C’est presque systématique. Quasi agaçant. A peine Kaïs Saïed lance-t-il un appel à baisser les prix de tel produit ou de telle denrée, que lesdits prix commencent, à rebrousse-poil et comme par un étrange « esprit de contrariété », de flamber davantage. C’est, du moins, la forte impression qui, depuis un certain moment, se fait sentir par une grande partie des Citoyennes et des Citoyens. Le Président a beau s’acharner, à chaque fois, à « prêcher raison » aux intervenants concernés, pour qu’ils adhèrent, de leur propre gré, aux « aspirations » de cette étape, qu’il n’arrête désormais plus de qualifier d’« historique ». Mais, en dépit de ses meilleures intentions, il n’y parvient visiblement pas…

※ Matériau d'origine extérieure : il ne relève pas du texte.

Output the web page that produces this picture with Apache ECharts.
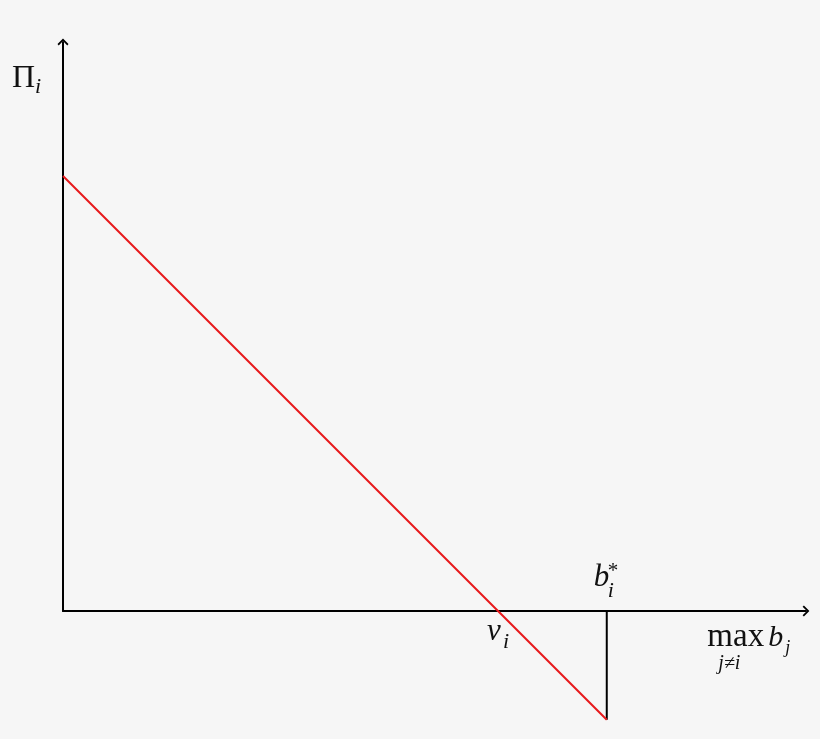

Lorsque le Président fait irruption dans des entrepôts frigorifiques à Jedaida et à Tebourba, ou, plus récemment, dans une société de vente de matériaux de construction à Fouchana, pour « inspecter », dit-il, les canaux de distribution, et « consulter » de ses propres yeux toutes les anomalies qui en découlent ; quand il limoge, sans crier gare, un gouverneur à Bizerte, puis à Sfax et plus récemment à Ben Arous –parce que, selon lui, il y aurait anguille sous roche ; ou quand il reçoit, chacun à son tour, quelque intervenant de la chaîne commerciale pour l’« haranguer » et l’exhorter publiquement à baisser les prix et à faire preuve d’un « esprit de responsabilité », il y a raison d’admettre, qu’à la longue, Kaïs saïed, qui fait de ce combat contre la flambée des prix une affaire quasi-personnelle, ne fait que tourner en rond depuis quelque temps…
Est-ce pour narguer le Président ?
Le constat, en tout cas, semble on ne peut plus clair, non seulement dans l’esprit de tout quidam tunisien, mais aussi, et visiblement, dans celui de Kaïs Saïed. Ce sont, à n’en plus douter, tous ces circuits de spéculation, d’accaparement, de monopolisation, ou autrement dit, les réseaux d’« affamement » –pour employer ce terme cher au Président- qui sont à l’origine de la flambée insupportable et effrénée des prix à la consommation. En deux mots, ce sont les intermédiaires qui tirent plein avantage de ce système, ou disons qui « continuent d’amasser les millions » –pour rester dans le jargon vulgarisateur du Président-, tandis que, et le producteur, et le consommateur, sont, en fin de compte, les seuls dindons de la farce.
Reste, qu’au-delà du message politique, à forte consonance sociale, qui se dégage de chacune des sorties médiatiques du Président, la lutte contre ces réseaux qui n’ont pas cessé de s’épanouir durant cette dernière décennie, devrait plutôt faire l’objet d’une véritable mobilisation à tous les étages. Autrement dit, afin de joindre réellement les « actes » à la « parole présidentielle », il faut que la « croisade », individuelle, de Kaïs Saïed –du moins c’est ce qu’elle a l’air d’être pour l’instant-, contre les fameux réseaux d’affamement, devienne, au plus vite, la lutte de tout l’Etat tunisien.
Ce qui nous amène, inéluctablement, à s’interroger sur le degré d’implication d’un certain nombre d’institutions étatiques directement concernés par cette question, et à leur tête le ministère du Commerce, toutes directions, administrations et brigades de contrôle confondues. Cela est sans compter l’implication, éminemment requise, de différents responsables du prochain gouvernement, sans exception, pour que de simples « velléités », pour le moment « impuissantes », se transforment en une véritable stratégie globale –écrite noir sur blanc- de lutte de l’Etat tunisien contre la flambée des prix.